A major Tadcaster-based company is to close with the loss of 170 jobs, it was announced today.

Bosses at the loss-making Stora Enso paper mill at Newton Kyme said their products were no longer commercially viable.

They said the factory would be closed early next year and all its employees would be offered redundancy payments.

Staff were said to be "totally devastated" when the news was broken to them today.

The mill, which is part of the multi-national Swedish-Finnish group Stora Enso, produces 40,000 tonnes of packaging boards a year.

Mill manager Jim Smith said they had been losing money since 1994, but the tragedy was they had made significant improvements since 1998 in cost reductions and efficiency as well as investing money to improve output.

He said: "We would have wiped out all our losses but unfortunately we had to severely reduce our prices because of the strength of sterling.

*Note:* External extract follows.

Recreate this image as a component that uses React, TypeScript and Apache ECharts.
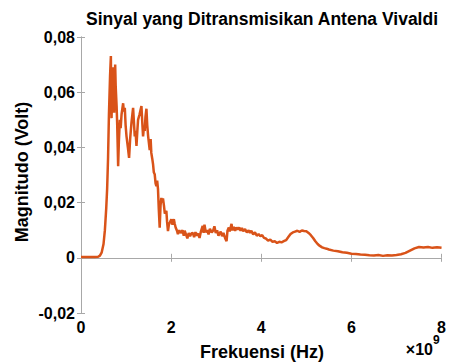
import React, { useEffect, useRef } from "react";
import * as echarts from "echarts";

const freqGHz = [
  0.0, 0.1, 0.2, 0.3, 0.38, 0.42, 0.46, 0.5, 0.53, 0.56, 0.58, 0.6, 0.62, 0.645, 0.663, 0.67, 0.678, 0.69, 0.714, 0.725,
  0.736, 0.758, 0.77, 0.79, 0.802, 0.815, 0.824, 0.84, 0.862, 0.88, 0.9, 0.935, 0.95, 0.972, 0.99, 1.01, 1.04, 1.067, 1.09, 1.12,
  1.14, 1.156, 1.175, 1.193, 1.21, 1.231, 1.25, 1.266, 1.3, 1.341, 1.36, 1.377, 1.395, 1.414, 1.43, 1.452, 1.47, 1.49, 1.525, 1.545,
  1.56, 1.58, 1.598, 1.615, 1.635, 1.655, 1.673, 1.69, 1.708, 1.725, 1.746, 1.765, 1.783, 1.8, 1.819, 1.84, 1.86, 1.894, 1.91, 1.93,
  1.95, 1.975, 2.004, 2.03, 2.06, 2.077, 2.1, 2.13, 2.15, 2.18, 2.21, 2.254, 2.28, 2.3, 2.33, 2.36, 2.39, 2.42, 2.45, 2.48,
  2.51, 2.54, 2.57, 2.6, 2.63, 2.66, 2.7, 2.72, 2.74, 2.77, 2.8, 2.83, 2.86, 2.9, 2.93, 2.96, 2.99, 3.02, 3.05, 3.07,
  3.1, 3.13, 3.16, 3.2, 3.23, 3.25, 3.28, 3.3, 3.34, 3.36, 3.39, 3.42, 3.45, 3.48, 3.51, 3.54, 3.57, 3.6, 3.64, 3.68,
  3.72, 3.75, 3.78, 3.82, 3.86, 3.9, 3.94, 3.98, 4.02, 4.06, 4.1, 4.15, 4.2, 4.25, 4.3, 4.35, 4.4, 4.45, 4.5, 4.55,
  4.6, 4.65, 4.7, 4.75, 4.8, 4.85, 4.9, 4.95, 5.0, 5.05, 5.1, 5.15, 5.2, 5.25, 5.3, 5.35, 5.4, 5.45, 5.5, 5.6,
  5.7, 5.8, 5.9, 6.0, 6.1, 6.2, 6.3, 6.4, 6.5, 6.6, 6.7, 6.8, 6.9, 7.0, 7.1, 7.2, 7.3, 7.4, 7.5, 7.6,
  7.7, 7.8, 7.9, 8.0,
];

const magnitudeVolt = [
  0.0003, 0.0003, 0.0003, 0.0003, 0.0004, 0.0008, 0.002, 0.005, 0.01, 0.018, 0.025, 0.036, 0.052, 0.066, 0.0731, 0.058, 0.0506, 0.06, 0.069, 0.058,
  0.0526, 0.07, 0.062, 0.055, 0.049, 0.04, 0.0332, 0.042, 0.05, 0.047, 0.052, 0.056, 0.053, 0.0543, 0.048, 0.044, 0.04, 0.0362, 0.043, 0.049,
  0.052, 0.0543, 0.049, 0.044, 0.046, 0.0405, 0.046, 0.05, 0.052, 0.055, 0.049, 0.044, 0.047, 0.046, 0.051, 0.054, 0.048, 0.044, 0.039, 0.043,
  0.038, 0.036, 0.034, 0.031, 0.0303, 0.027, 0.026, 0.028, 0.025, 0.018, 0.0109, 0.019, 0.0217, 0.02, 0.0215, 0.019, 0.016, 0.017, 0.013, 0.0097,
  0.012, 0.013, 0.014, 0.012, 0.014, 0.0125, 0.011, 0.0098, 0.0086, 0.01, 0.009, 0.01, 0.008, 0.0098, 0.0085, 0.007, 0.009, 0.0078, 0.0088, 0.009,
  0.0075, 0.0093, 0.008, 0.0088, 0.0072, 0.0095, 0.0116, 0.009, 0.012, 0.0092, 0.01, 0.0085, 0.0105, 0.0092, 0.0098, 0.0114, 0.009, 0.01, 0.008, 0.0087,
  0.0095, 0.0078, 0.009, 0.007, 0.006, 0.0098, 0.011, 0.0095, 0.0123, 0.01, 0.0112, 0.0098, 0.011, 0.0102, 0.011, 0.0098, 0.0108, 0.0096, 0.0104, 0.0092,
  0.01, 0.009, 0.0098, 0.0085, 0.0092, 0.008, 0.0086, 0.0078, 0.0082, 0.0072, 0.007, 0.0062, 0.0066, 0.0058, 0.006, 0.0054, 0.0058, 0.0056, 0.006, 0.0064,
  0.0075, 0.0086, 0.0092, 0.0095, 0.0098, 0.0094, 0.0099, 0.0097, 0.0096, 0.009, 0.0082, 0.0072, 0.006, 0.005, 0.0043, 0.0038, 0.0035, 0.0033, 0.003, 0.0026,
  0.0024, 0.002, 0.0018, 0.0015, 0.0014, 0.0012, 0.0011, 0.0009, 0.0008, 0.001, 0.0007, 0.0009, 0.0008, 0.001, 0.0013, 0.0018, 0.0026, 0.0034, 0.0039, 0.0037,
  0.0039, 0.0036, 0.0038, 0.0036,
];

const xTicks = [0, 2, 4, 6, 8];
const yTicks = [-0.02, 0, 0.02, 0.04, 0.06, 0.08];

const titleText = "Sinyal yang Ditransmisikan Antena Vivaldi";
const xName = "Frekuensi (Hz)";
const yName = "Magnitudo (Volt)";
const xExpBase = "×10";
const xExpPower = "9";

const FONT = "'Liberation Sans', Arial, sans-serif";
const AXIS_COLOR = "#a8a8a8";
const LINE_COLOR = "#d95319";

function fmtY(v: number): string {
  if (Math.abs(v) < 1e-9) return "0";
  return v.toFixed(2).replace(".", ",");
}

export default function App() {
  const ref = useRef<HTMLDivElement>(null);
  useEffect(() => {
    if (!ref.current) return;
    const chart = echarts.init(ref.current, undefined, { renderer: "svg" });
    const data = freqGHz.map((f, i) => [f, magnitudeVolt[i]]);
    const left = 81, top = 37, width = 362, height = 276;
    const axisCommon = {
      axisLine: { show: true, lineStyle: { color: AXIS_COLOR, width: 1 } },
      axisTick: { show: true, inside: true, length: 4, lineStyle: { color: AXIS_COLOR } },
      splitLine: { show: false },
    };
    chart.setOption({
      animation: false,
      grid: { left, top, width, height, containLabel: false },
      xAxis: [
        {
          type: "value",
          min: xTicks[0],
          max: xTicks[xTicks.length - 1],
          interval: 2,
          position: "bottom",
          ...axisCommon,
          axisLabel: { color: "#000", fontFamily: FONT, fontWeight: "bold", fontSize: 16, margin: 6 },
        },
        {
          type: "value",
          min: xTicks[0],
          max: xTicks[xTicks.length - 1],
          interval: 2,
          position: "top",
          ...axisCommon,
          axisLabel: { show: false },
        },
      ],
      yAxis: [
        {
          type: "value",
          min: yTicks[0],
          max: yTicks[yTicks.length - 1],
          interval: 0.02,
          position: "left",
          ...axisCommon,
          axisLabel: { color: "#000", fontFamily: FONT, fontWeight: "bold", fontSize: 16, margin: 6, formatter: fmtY },
        },
        {
          type: "value",
          min: yTicks[0],
          max: yTicks[yTicks.length - 1],
          interval: 0.02,
          position: "right",
          ...axisCommon,
          axisLabel: { show: false },
        },
      ],
      series: [
        {
          type: "line",
          data,
          xAxisIndex: 0,
          yAxisIndex: 0,
          showSymbol: false,
          symbol: "none",
          lineStyle: { color: LINE_COLOR, width: 2.5 },
          itemStyle: { color: LINE_COLOR },
        },
      ],
      graphic: [
        {
          type: "text",
          x: left + width / 2,
          y: 19,
          style: { text: titleText, fill: "#000", font: `bold 17.5px ${FONT}`, textAlign: "center", textVerticalAlign: "middle" },
        },
        {
          type: "text",
          x: left + width / 2,
          y: 352,
          style: { text: xName, fill: "#000", font: `bold 18px ${FONT}`, textAlign: "center", textVerticalAlign: "middle" },
        },
        {
          type: "text",
          x: 22,
          y: 172,
          rotation: Math.PI / 2,
          style: { text: yName, fill: "#000", font: `bold 18px ${FONT}`, textAlign: "center", textVerticalAlign: "middle" },
        },
        {
          type: "text",
          x: 433,
          y: 349,
          style: { text: xExpBase, fill: "#000", font: `bold 16px ${FONT}`, textAlign: "right", textVerticalAlign: "middle" },
        },
        {
          type: "text",
          x: 433,
          y: 340,
          style: { text: xExpPower, fill: "#000", font: `bold 12px ${FONT}`, textAlign: "left", textVerticalAlign: "middle" },
        },
      ],
    });
    return () => chart.dispose();
  }, []);
  return <div ref={ref} style={{ position: "fixed", left: 0, top: 0, width: 449, height: 363, background: "#fff" }} />;
}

"We would have made a profit last year but our European competitors came in and reduced their prices. Our basic raw material, pulp, has also nearly doubled in price and we haven't been able to pass that increase on.

"This mill has never been as efficient but the strength of sterling was just too big a hurdle.

"The company has been at Newton Kyme since 1936 and it's a very sad day."

Mr Smith said members of the same family worked at the mill, some of them for many years, and it had been a very bitter pill for them to swallow.

"The feeling among staff is one of complete devastation," he said.

Selby MP John Grogan said it was a massive blow for Tadcaster area. He would be setting up a task force, which would meet for the first time next Monday to try to find alternative employment for the Stora Enso employees.

He said the task force would also be looking for companies interested in buying out the mill.

One employee told the Evening Press today: "The closure has come as a great shock. It's very much a family firm and everybody is extremely upset."